> _TASK DESCRIPTION_: Copy all of the material exactly. Pictures are not to appear in the copy.

○ ○ ○ ○

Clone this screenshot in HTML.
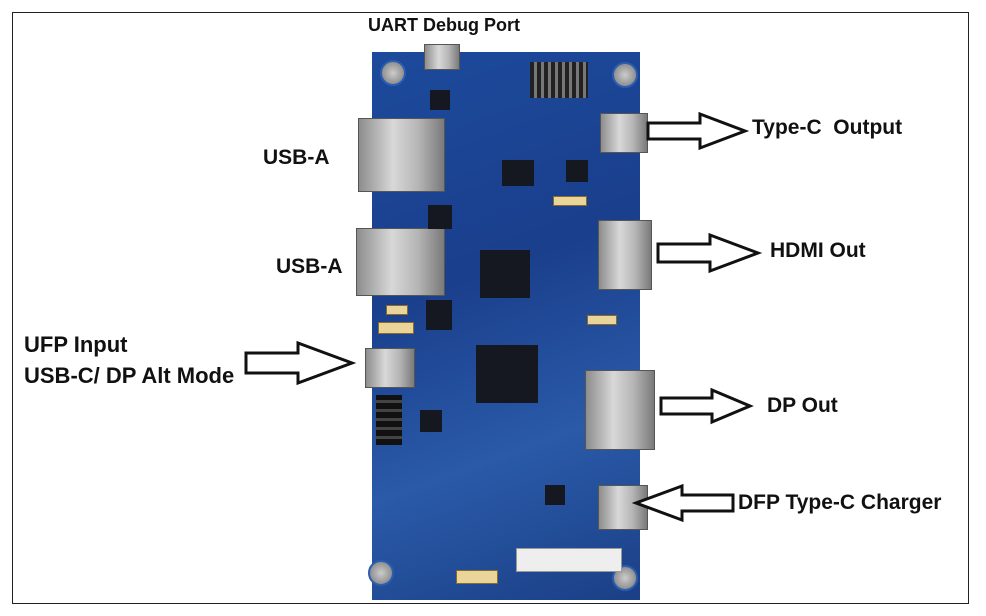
<!DOCTYPE html>
<html><head><meta charset="utf-8"><style>
body{margin:0;width:986px;height:616px;background:#fff;position:relative;overflow:hidden;font-family:"Liberation Sans",Arial,sans-serif}
.frame{position:absolute;left:12px;top:12px;width:957px;height:592px;border:1px solid #222;box-sizing:border-box}
.t{position:absolute;font-weight:bold;font-size:21px;color:#111;white-space:nowrap}
.board{position:absolute;left:372px;top:52px;width:268px;height:548px;background:linear-gradient(160deg,#1d4a9c,#1a3f8c 40%,#2a5aa8 70%,#1a3f86);}
.m{position:absolute;background:linear-gradient(90deg,#8d8d8d,#d8d8d8 40%,#b5b5b5 70%,#7a7a7a);border:1px solid #555;box-sizing:border-box}
.c{position:absolute;background:#151820}
.s{position:absolute;width:22px;height:22px;border-radius:50%;background:radial-gradient(#ccc,#777);border:2px solid #2c5db0}
.g{position:absolute;background:#e9d59a;border:1px solid #8a6a2a}
</style></head><body>
<div class="frame"></div>
<div class="board"></div>
<div class="s" style="left:380px;top:60px"></div>
<div class="s" style="left:612px;top:62px"></div>
<div class="s" style="left:368px;top:560px"></div>
<div class="s" style="left:612px;top:565px"></div>
<div class="m" style="left:424px;top:44px;width:36px;height:26px"></div>
<div class="c" style="left:530px;top:62px;width:58px;height:36px;background:repeating-linear-gradient(90deg,#222 0 4px,#777 4px 7px)"></div>
<div class="m" style="left:358px;top:118px;width:87px;height:74px"></div>
<div class="m" style="left:356px;top:228px;width:89px;height:68px"></div>
<div class="m" style="left:600px;top:113px;width:48px;height:40px"></div>
<div class="m" style="left:598px;top:220px;width:54px;height:70px"></div>
<div class="m" style="left:365px;top:348px;width:50px;height:40px"></div>
<div class="m" style="left:585px;top:370px;width:70px;height:80px"></div>
<div class="m" style="left:598px;top:485px;width:50px;height:45px"></div>
<div class="c" style="left:480px;top:250px;width:50px;height:48px"></div>
<div class="c" style="left:476px;top:345px;width:62px;height:58px"></div>
<div class="c" style="left:502px;top:160px;width:32px;height:26px"></div>
<div class="c" style="left:566px;top:160px;width:22px;height:22px"></div>
<div class="c" style="left:430px;top:90px;width:20px;height:20px"></div>
<div class="c" style="left:426px;top:300px;width:26px;height:30px"></div>
<div class="c" style="left:428px;top:205px;width:24px;height:24px"></div>
<div class="c" style="left:420px;top:410px;width:22px;height:22px"></div>
<div class="c" style="left:545px;top:485px;width:20px;height:20px"></div>
<div class="c" style="left:376px;top:395px;width:26px;height:50px;background:repeating-linear-gradient(0deg,#111 0 6px,#444 6px 9px)"></div>
<div class="g" style="left:553px;top:196px;width:32px;height:8px"></div>
<div class="g" style="left:378px;top:322px;width:34px;height:10px"></div>
<div class="g" style="left:386px;top:305px;width:20px;height:8px"></div>
<div class="g" style="left:587px;top:315px;width:28px;height:8px"></div>
<div class="g" style="left:456px;top:570px;width:40px;height:12px"></div>
<div style="position:absolute;left:516px;top:548px;width:104px;height:22px;background:#eee;border:1px solid #999"></div>
<div class="t" style="left:368px;top:15px;font-size:18px">UART Debug Port</div>
<div class="t" style="left:263px;top:146px">USB-A</div>
<div class="t" style="left:276px;top:255px">USB-A</div>
<div class="t" style="left:24px;top:332px;font-size:22px">UFP Input</div>
<div class="t" style="left:24px;top:363px;font-size:22px">USB-C/ DP Alt Mode</div>
<div class="t" style="left:752px;top:116px">Type-C&nbsp; Output</div>
<div class="t" style="left:770px;top:239px">HDMI Out</div>
<div class="t" style="left:767px;top:394px">DP Out</div>
<div class="t" style="left:738px;top:491px">DFP Type-C Charger</div>
<svg width="986" height="616" style="position:absolute;left:0;top:0" fill="#fff" stroke="#111" stroke-width="3">
<polygon points="648,123 700,123 700,114 745,131 700,148 700,139 648,139"/>
<polygon points="658,244 710,244 710,235 758,253 710,271 710,262 658,262"/>
<polygon points="661,398 712,398 712,390 750,406 712,422 712,414 661,414"/>
<polygon points="733,495 682,495 682,486 636,503 682,520 682,511 733,511"/>
<polygon points="246,353 298,353 298,343 352,363 298,383 298,373 246,373"/>
</svg>
</body></html>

○ ○ ○ ○

> _THE ANSWER_:
Clone this screenshot in HTML.
<!DOCTYPE html>
<html><head><meta charset="utf-8"><style>
body{margin:0;width:986px;height:616px;background:#fff;position:relative;overflow:hidden;font-family:"Liberation Sans",Arial,sans-serif}
.frame{position:absolute;left:12px;top:12px;width:957px;height:592px;border:1px solid #222;box-sizing:border-box}
.t{position:absolute;font-weight:bold;font-size:21px;color:#111;white-space:nowrap}
.board{position:absolute;left:372px;top:52px;width:268px;height:548px;background:linear-gradient(160deg,#1d4a9c,#1a3f8c 40%,#2a5aa8 70%,#1a3f86);}
.m{position:absolute;background:linear-gradient(90deg,#8d8d8d,#d8d8d8 40%,#b5b5b5 70%,#7a7a7a);border:1px solid #555;box-sizing:border-box}
.c{position:absolute;background:#151820}
.s{position:absolute;width:22px;height:22px;border-radius:50%;background:radial-gradient(#ccc,#777);border:2px solid #2c5db0}
.g{position:absolute;background:#e9d59a;border:1px solid #8a6a2a}
</style></head><body>
<div class="frame"></div>
<div class="board"></div>
<div class="s" style="left:380px;top:60px"></div>
<div class="s" style="left:612px;top:62px"></div>
<div class="s" style="left:368px;top:560px"></div>
<div class="s" style="left:612px;top:565px"></div>
<div class="m" style="left:424px;top:44px;width:36px;height:26px"></div>
<div class="c" style="left:530px;top:62px;width:58px;height:36px;background:repeating-linear-gradient(90deg,#222 0 4px,#777 4px 7px)"></div>
<div class="m" style="left:358px;top:118px;width:87px;height:74px"></div>
<div class="m" style="left:356px;top:228px;width:89px;height:68px"></div>
<div class="m" style="left:600px;top:113px;width:48px;height:40px"></div>
<div class="m" style="left:598px;top:220px;width:54px;height:70px"></div>
<div class="m" style="left:365px;top:348px;width:50px;height:40px"></div>
<div class="m" style="left:585px;top:370px;width:70px;height:80px"></div>
<div class="m" style="left:598px;top:485px;width:50px;height:45px"></div>
<div class="c" style="left:480px;top:250px;width:50px;height:48px"></div>
<div class="c" style="left:476px;top:345px;width:62px;height:58px"></div>
<div class="c" style="left:502px;top:160px;width:32px;height:26px"></div>
<div class="c" style="left:566px;top:160px;width:22px;height:22px"></div>
<div class="c" style="left:430px;top:90px;width:20px;height:20px"></div>
<div class="c" style="left:426px;top:300px;width:26px;height:30px"></div>
<div class="c" style="left:428px;top:205px;width:24px;height:24px"></div>
<div class="c" style="left:420px;top:410px;width:22px;height:22px"></div>
<div class="c" style="left:545px;top:485px;width:20px;height:20px"></div>
<div class="c" style="left:376px;top:395px;width:26px;height:50px;background:repeating-linear-gradient(0deg,#111 0 6px,#444 6px 9px)"></div>
<div class="g" style="left:553px;top:196px;width:32px;height:8px"></div>
<div class="g" style="left:378px;top:322px;width:34px;height:10px"></div>
<div class="g" style="left:386px;top:305px;width:20px;height:8px"></div>
<div class="g" style="left:587px;top:315px;width:28px;height:8px"></div>
<div class="g" style="left:456px;top:570px;width:40px;height:12px"></div>
<div style="position:absolute;left:516px;top:548px;width:104px;height:22px;background:#eee;border:1px solid #999"></div>
<div class="t" style="left:368px;top:15px;font-size:18px">UART Debug Port</div>
<div class="t" style="left:263px;top:146px">USB-A</div>
<div class="t" style="left:276px;top:255px">USB-A</div>
<div class="t" style="left:24px;top:332px;font-size:22px">UFP Input</div>
<div class="t" style="left:24px;top:363px;font-size:22px">USB-C/ DP Alt Mode</div>
<div class="t" style="left:752px;top:116px">Type-C&nbsp; Output</div>
<div class="t" style="left:770px;top:239px">HDMI Out</div>
<div class="t" style="left:767px;top:394px">DP Out</div>
<div class="t" style="left:738px;top:491px">DFP Type-C Charger</div>
<svg width="986" height="616" style="position:absolute;left:0;top:0" fill="#fff" stroke="#111" stroke-width="3">
<polygon points="648,123 700,123 700,114 745,131 700,148 700,139 648,139"/>
<polygon points="658,244 710,244 710,235 758,253 710,271 710,262 658,262"/>
<polygon points="661,398 712,398 712,390 750,406 712,422 712,414 661,414"/>
<polygon points="733,495 682,495 682,486 636,503 682,520 682,511 733,511"/>
<polygon points="246,353 298,353 298,343 352,363 298,383 298,373 246,373"/>
</svg>
</body></html>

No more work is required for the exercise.